Lord Krishna Overpowers And Dances Atop Kaliya's Hood
Murals distinguish the folk art of Kerala. A fine tradition to be found in the temples and palaces dotting the Malabar coast, the earliest examples are to be found in Tirunandikkara and Tiruvanchikulam, dated from the ninth to the twelfth centuries. The one you see on this page is a contemporary specimen of this ancient means of art, and conforms to the post-fifteenth century style of Kerala murals. Done on canvas for portability (murals are characterised by the permanence of the chosen medium), it depicts an ethereal image of the Lord Krishna. Like the range of ancient artistic expressions practised in the subcontinent, the themes are predominantly spiritual, to which rule this handpicked Kerala mural is no exception.

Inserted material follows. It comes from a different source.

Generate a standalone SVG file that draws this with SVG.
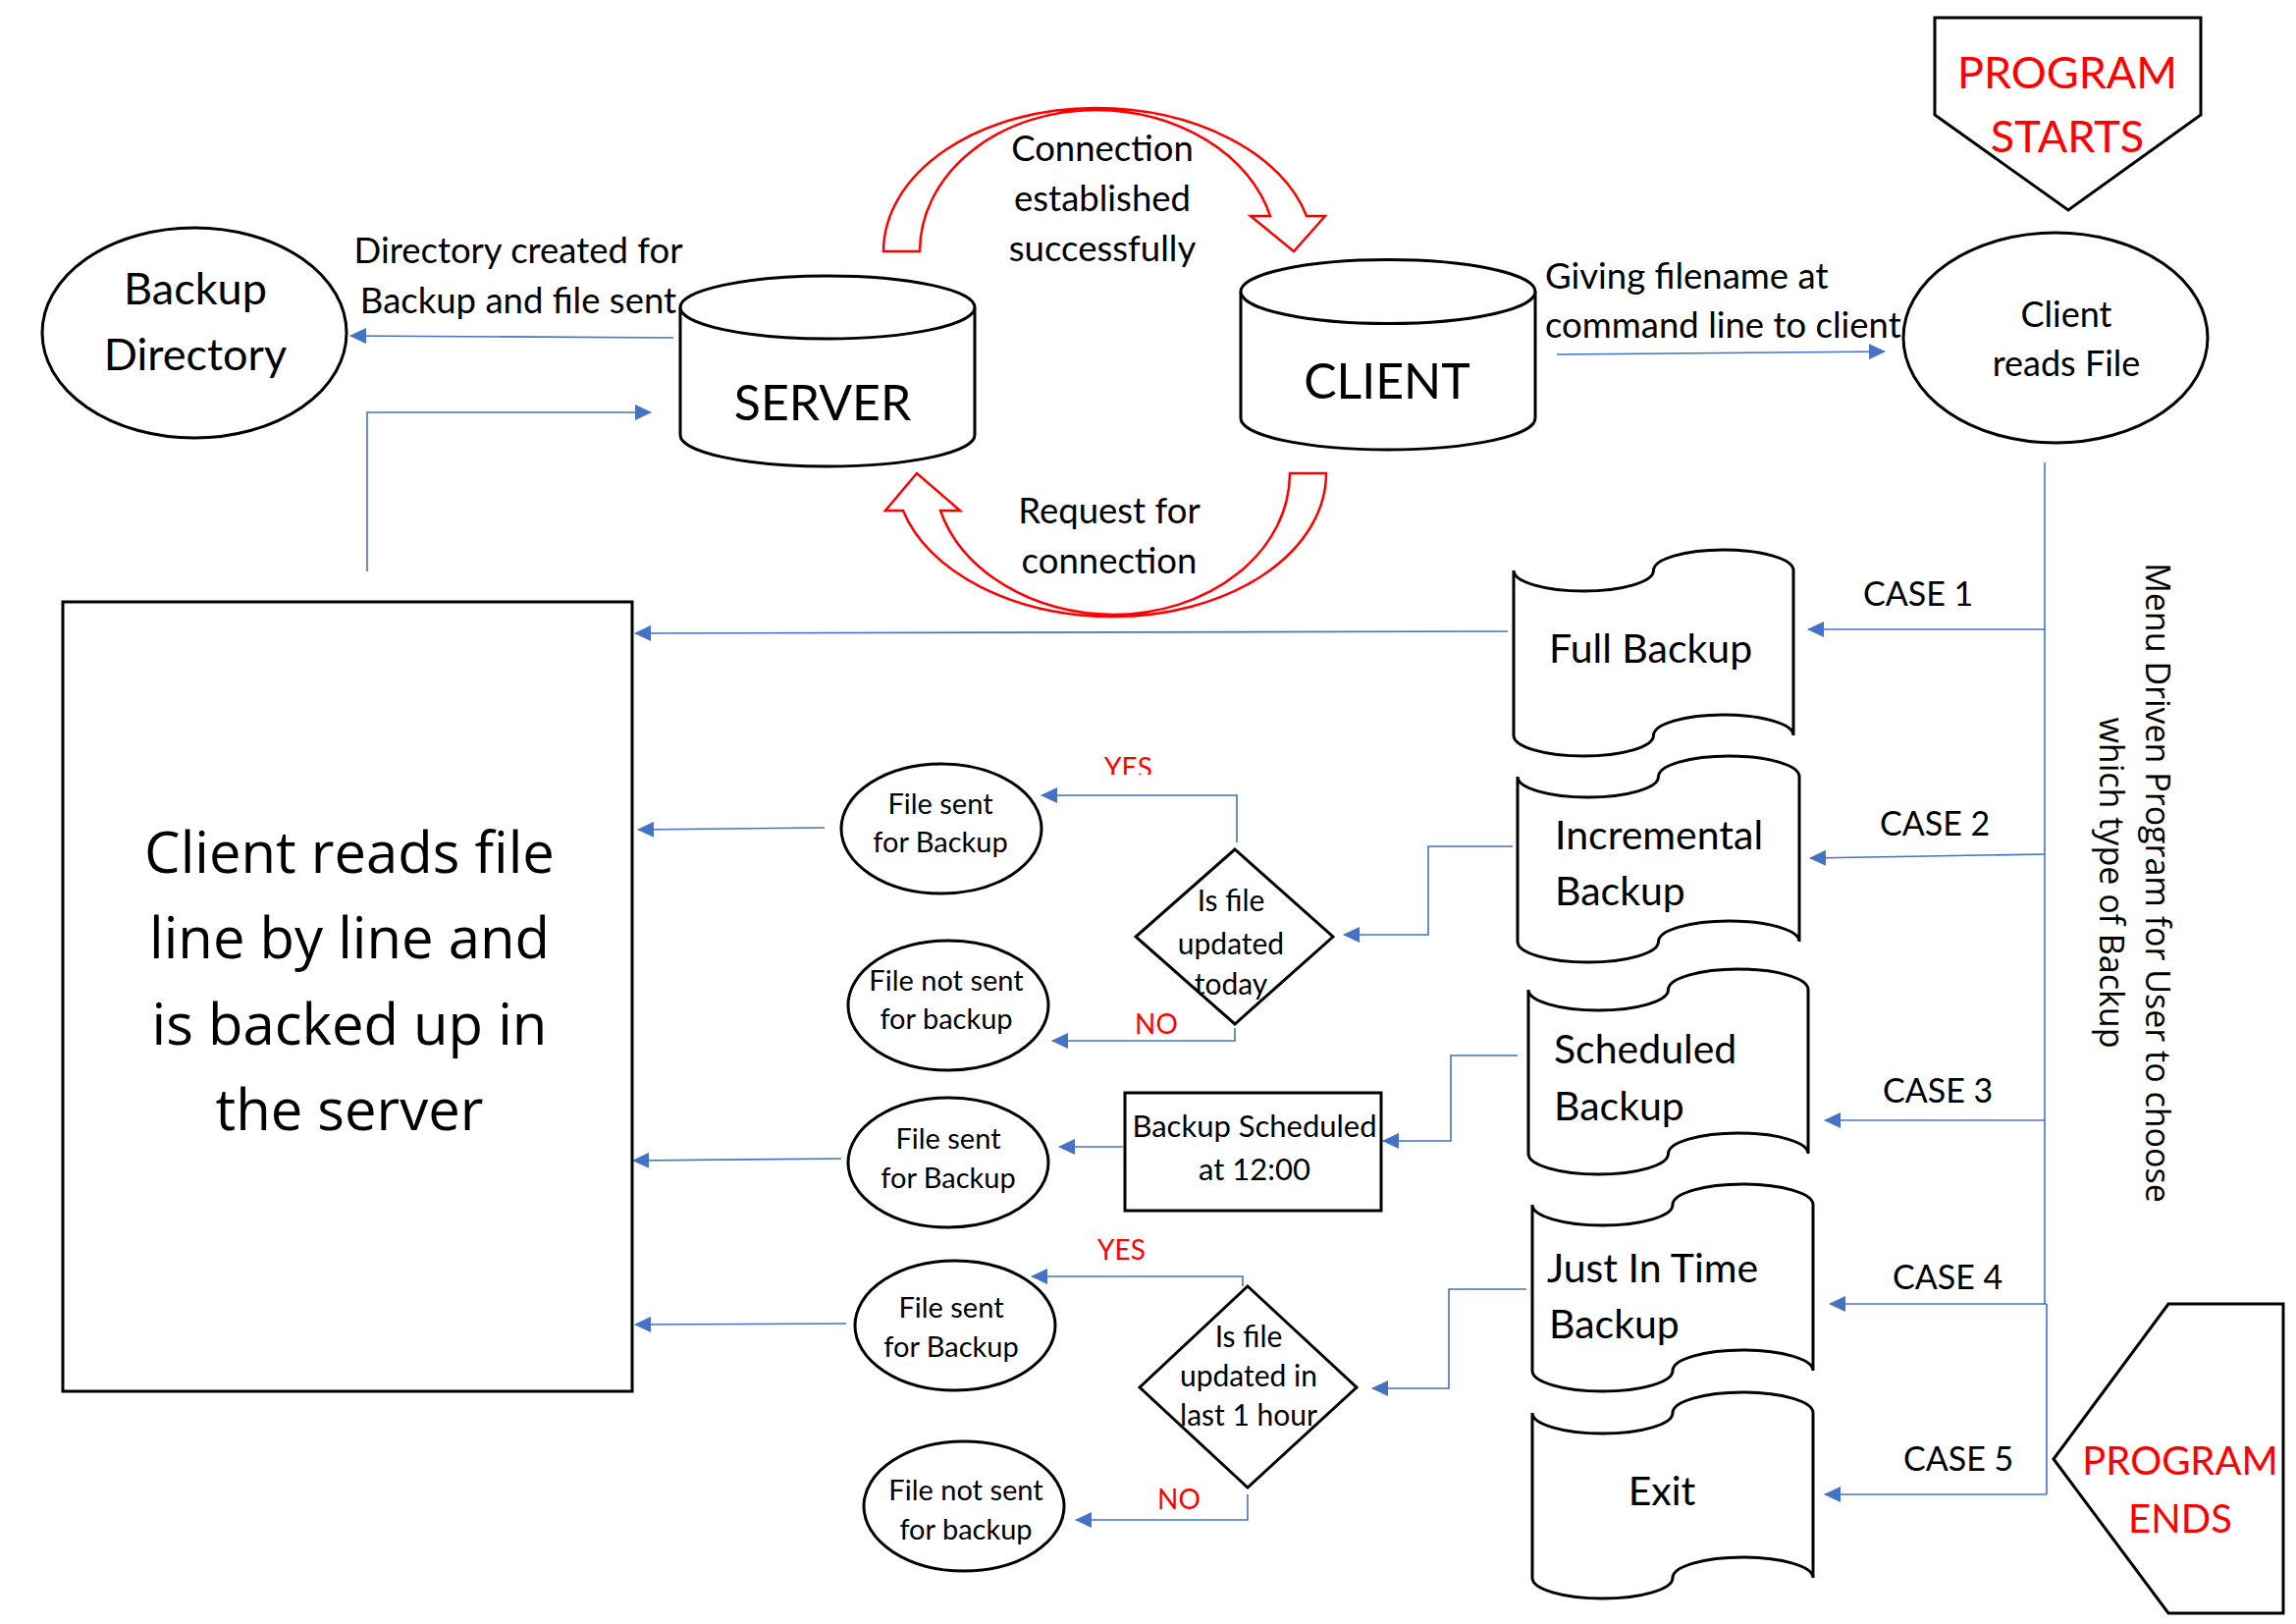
<svg xmlns="http://www.w3.org/2000/svg" width="2339" height="1654" viewBox="0 0 2339 1654">
<style>
.c{font-family:Lato,"Liberation Sans",sans-serif;fill:#000}
.s{font-family:"Open Sans","Noto Sans",sans-serif;fill:#000}
.m{text-anchor:middle}
.red{fill:#FF0000}
.shape{fill:#fff;stroke:#000;stroke-width:3}
.ln{fill:none;stroke:#4472C4;stroke-width:1.6}
.arr{marker-end:url(#ah)}
.blk{fill:#fff;stroke:#FF0000;stroke-width:2.5}
.lbl{font-size:36.5px}
.case{font-size:34px}
.doc{font-size:41px}
.sm{font-size:29px}
.yn{font-size:28px}
</style>
<defs>
<marker id="ah" markerWidth="17" markerHeight="16" refX="16" refY="8" orient="auto" markerUnits="userSpaceOnUse"><path d="M0,0 L17,8 L0,16 Z" fill="#4472C4"/></marker>
<clipPath id="yesclip"><rect x="1100" y="760" width="100" height="29"/></clipPath>
</defs>
<rect width="2339" height="1654" fill="#fff"/>

<g id="connectors">
<path class="blk" d="M900,256 A216,146 0 0 1 1116,110 A222,146 0 0 1 1331,220 L1350,220 L1318,256 L1274,220 L1294,220 A185,144 0 0 0 1116,112 A179,144 0 0 0 937,256 Z"/>
<path class="blk" d="M1351,482 A217,146 0 0 1 1134,628 A222,146 0 0 1 920,520 L902,520 L934,482 L978,520 L958,520 A185,144 0 0 0 1134,626 A180,144 0 0 0 1314,482 Z"/>
<path class="ln arr" d="M686,344 L357,342"/>
<path class="ln arr" d="M374,582 L374,420 L663,420"/>
<path class="ln arr" d="M1586,361 L1920,358"/>
<path class="ln" d="M2083,471 L2083,1328"/>
<path class="ln" d="M2085,1328 L2085,1522"/>
<path class="ln arr" d="M2083,641 L1842,641"/>
<path class="ln arr" d="M2083,870 L1844,874"/>
<path class="ln arr" d="M2083,1141 L1859,1141"/>
<path class="ln arr" d="M2085,1328 L1864,1328"/>
<path class="ln arr" d="M2085,1522 L1859,1522"/>
<path class="ln arr" d="M1536,643 L647,645"/>
<path class="ln arr" d="M1541,862 L1455,862 L1455,952 L1369,952"/>
<path class="ln arr" d="M1260,858 L1260,810 L1061,810"/>
<path class="ln arr" d="M1258,1047 L1258,1060 L1072,1060"/>
<path class="ln arr" d="M840,843 L650,845"/>
<path class="ln arr" d="M1546,1075 L1478,1075 L1478,1162 L1409,1162"/>
<path class="ln arr" d="M1144,1168 L1079,1168"/>
<path class="ln arr" d="M857,1180 L645,1182"/>
<path class="ln arr" d="M1555,1313 L1476,1313 L1476,1414 L1398,1414"/>
<path class="ln arr" d="M1266,1310 L1266,1300 L1051,1300"/>
<path class="ln arr" d="M1271,1522 L1271,1548 L1096,1548"/>
<path class="ln arr" d="M862,1348 L647,1349"/>
<text class="c lbl m" x="528" y="268">Directory created for</text>
<text class="c lbl m" x="528" y="319">Backup and file sent</text>
<text class="c lbl m" x="1123" y="164">Connection</text>
<text class="c lbl m" x="1123" y="215">established</text>
<text class="c lbl m" x="1123" y="266">successfully</text>
<text class="c lbl m" x="1130" y="533">Request for</text>
<text class="c lbl m" x="1130" y="584">connection</text>
<text class="c lbl" x="1574" y="294">Giving filename at</text>
<text class="c lbl" x="1574" y="344">command line to client</text>
<text class="c case" x="1898" y="617">CASE 1</text>
<text class="c case" x="1915" y="851">CASE 2</text>
<text class="c case" x="1918" y="1123">CASE 3</text>
<text class="c case" x="1928" y="1313">CASE 4</text>
<text class="c case" x="1939" y="1498">CASE 5</text>
<text class="c yn red" x="1125" y="792" clip-path="url(#yesclip)">YES</text>
<text class="c yn red" x="1156" y="1053">NO</text>
<text class="c yn red" x="1118" y="1283">YES</text>
<text class="c yn red" x="1179" y="1537">NO</text>
</g>

<g id="program-starts">
<path class="shape" d="M1971,18 L2242,18 L2242,117 L2107,214 L1971,117 Z"/>
<text class="c m red" font-size="45" x="2106" y="90">PROGRAM</text>
<text class="c m red" font-size="45" x="2106" y="155">STARTS</text>
</g>

<g id="program-ends">
<path class="shape" d="M2209,1328 L2326,1328 L2326,1643 L2209,1643 L2092,1486 Z"/>
<text class="c m red" font-size="40" x="2221" y="1502">PROGRAM</text>
<text class="c m red" font-size="40" x="2221" y="1561">ENDS</text>
</g>

<g id="backup-directory">
<ellipse class="shape" cx="198" cy="339" rx="155" ry="107"/>
<text class="c m" font-size="45" x="199" y="310">Backup</text>
<text class="c m" font-size="45" x="199" y="377">Directory</text>
</g>

<g id="server">
<path class="shape" d="M693,313 L693,443 A150,32 0 0 0 993,443 L993,313"/>
<ellipse class="shape" cx="843" cy="313" rx="150" ry="32"/>
<text class="c m" font-size="50" x="838" y="428">SERVER</text>
</g>

<g id="client">
<path class="shape" d="M1264,297 L1264,426 A150,32 0 0 0 1564,426 L1564,297"/>
<ellipse class="shape" cx="1414" cy="297" rx="150" ry="32.5"/>
<text class="c m" font-size="50" x="1413" y="406">CLIENT</text>
</g>

<g id="client-reads-file">
<ellipse class="shape" cx="2094" cy="344" rx="155" ry="107"/>
<text class="c m" font-size="36" x="2105" y="333">Client</text>
<text class="c m" font-size="36" x="2105" y="383">reads File</text>
</g>

<g id="menu-note">
<g transform="translate(2200,899) rotate(90)">
<text class="s m" font-size="34" x="0" y="14">Menu Driven Program for User to choose</text>
<text class="s m" font-size="34" x="0" y="61">which type of Backup</text>
</g>
</g>

<g id="full-backup">
<path class="shape" d="M1542,581 A71.25,21 0 0 0 1684.5,581 A71.25,21 0 0 1 1827,581 L1827,749 A71.25,21 0 0 0 1684.5,749 A71.25,21 0 0 1 1542,749 Z"/>
<text class="c doc" x="1578" y="675">Full Backup</text>
</g>

<g id="incremental-backup">
<path class="shape" d="M1546,791 A71.75,21 0 0 0 1689.5,791 A71.75,21 0 0 1 1833,791 L1833,959 A71.75,21 0 0 0 1689.5,959 A71.75,21 0 0 1 1546,959 Z"/>
<text class="c doc" x="1584" y="865">Incremental</text>
<text class="c doc" x="1584" y="922">Backup</text>
</g>

<g id="scheduled-backup">
<path class="shape" d="M1557,1008 A71.25,21 0 0 0 1699.5,1008 A71.25,21 0 0 1 1842,1008 L1842,1175 A71.25,21 0 0 0 1699.5,1175 A71.25,21 0 0 1 1557,1175 Z"/>
<text class="c doc" x="1583" y="1083">Scheduled</text>
<text class="c doc" x="1583" y="1141">Backup</text>
</g>

<g id="just-in-time-backup">
<path class="shape" d="M1561,1227 A71.5,21 0 0 0 1704,1227 A71.5,21 0 0 1 1847,1227 L1847,1396 A71.5,21 0 0 0 1704,1396 A71.5,21 0 0 1 1561,1396 Z"/>
<text class="c doc" x="1576" y="1306">Just In Time</text>
<text class="c doc" x="1578" y="1363">Backup</text>
</g>

<g id="exit">
<path class="shape" d="M1561,1439 A71.5,21 0 0 0 1704,1439 A71.5,21 0 0 1 1847,1439 L1847,1607 A71.5,21 0 0 0 1704,1607 A71.5,21 0 0 1 1561,1607 Z"/>
<text class="c doc m" x="1693" y="1533">Exit</text>
</g>

<g id="main-box">
<rect class="shape" x="64" y="613" width="580" height="804"/>
<text class="s m" font-size="58" x="356" y="889">Client reads file</text>
<text class="s m" font-size="58" x="356" y="976">line by line and</text>
<text class="s m" font-size="58" x="356" y="1064">is backed up in</text>
<text class="s m" font-size="58" x="356" y="1151">the server</text>
</g>

<g id="file-sent-1">
<ellipse class="shape" cx="959" cy="844" rx="102" ry="66"/>
<text class="c sm m" x="958" y="829">File sent</text>
<text class="c sm m" x="958" y="868">for Backup</text>
</g>

<g id="decision-today">
<path class="shape" d="M1258,865 L1358,954 L1258,1043 L1157,954 Z"/>
<text class="c m" font-size="30" x="1254" y="928">Is file</text>
<text class="c m" font-size="30" x="1254" y="972">updated</text>
<text class="c m" font-size="30" x="1254" y="1013">today</text>
</g>

<g id="file-not-sent-1">
<ellipse class="shape" cx="966" cy="1024" rx="102" ry="66"/>
<text class="c sm m" x="964" y="1009">File not sent</text>
<text class="c sm m" x="964" y="1048">for backup</text>
</g>

<g id="backup-scheduled">
<rect class="shape" x="1146" y="1113" width="261" height="120"/>
<text class="c m" font-size="31" x="1278" y="1158">Backup Scheduled</text>
<text class="c m" font-size="31" x="1278" y="1202">at 12:00</text>
</g>

<g id="file-sent-2">
<ellipse class="shape" cx="966" cy="1184" rx="102" ry="66"/>
<text class="c sm m" x="966" y="1170">File sent</text>
<text class="c sm m" x="966" y="1210">for Backup</text>
</g>

<g id="file-sent-3">
<ellipse class="shape" cx="973" cy="1350" rx="102" ry="66"/>
<text class="c sm m" x="969" y="1342">File sent</text>
<text class="c sm m" x="969" y="1382">for Backup</text>
</g>

<g id="decision-hour">
<path class="shape" d="M1271,1310 L1382,1413 L1271,1515 L1161,1413 Z"/>
<text class="c m" font-size="30" x="1272" y="1372">Is file</text>
<text class="c m" font-size="30" x="1272" y="1412">updated in</text>
<text class="c m" font-size="30" x="1272" y="1452">last 1 hour</text>
</g>

<g id="file-not-sent-2">
<ellipse class="shape" cx="982" cy="1534" rx="102" ry="66"/>
<text class="c sm m" x="984" y="1528">File not sent</text>
<text class="c sm m" x="984" y="1568">for backup</text>
</g>
</svg>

It depicts the Lord's much-celebrated victory over the multi-hooded naga (snake) namely Kaliya, who was banished by Lord Garuda to a corner of the Yamuna river. He grabs the serpent-villain by the tail and dances over his helpless hood, leaving His footmarks on the vanquished one. The waters of the dishevelled Yamuna swirl around them as witness to this historic episode. The same have been depicted with simple cloud-like curves filled in with a powdery blue blending out into white. The vibrant colour palette of the Lord's form in the foreground makes a powerful, aesthetic statement. The shocks of fiery orange vines that flank His expressive face, His superbly gathered composure in the midst of battling evil, and the matching peacock feather-crested crown and shringar, complete the picture of Hinduism's most charming deva.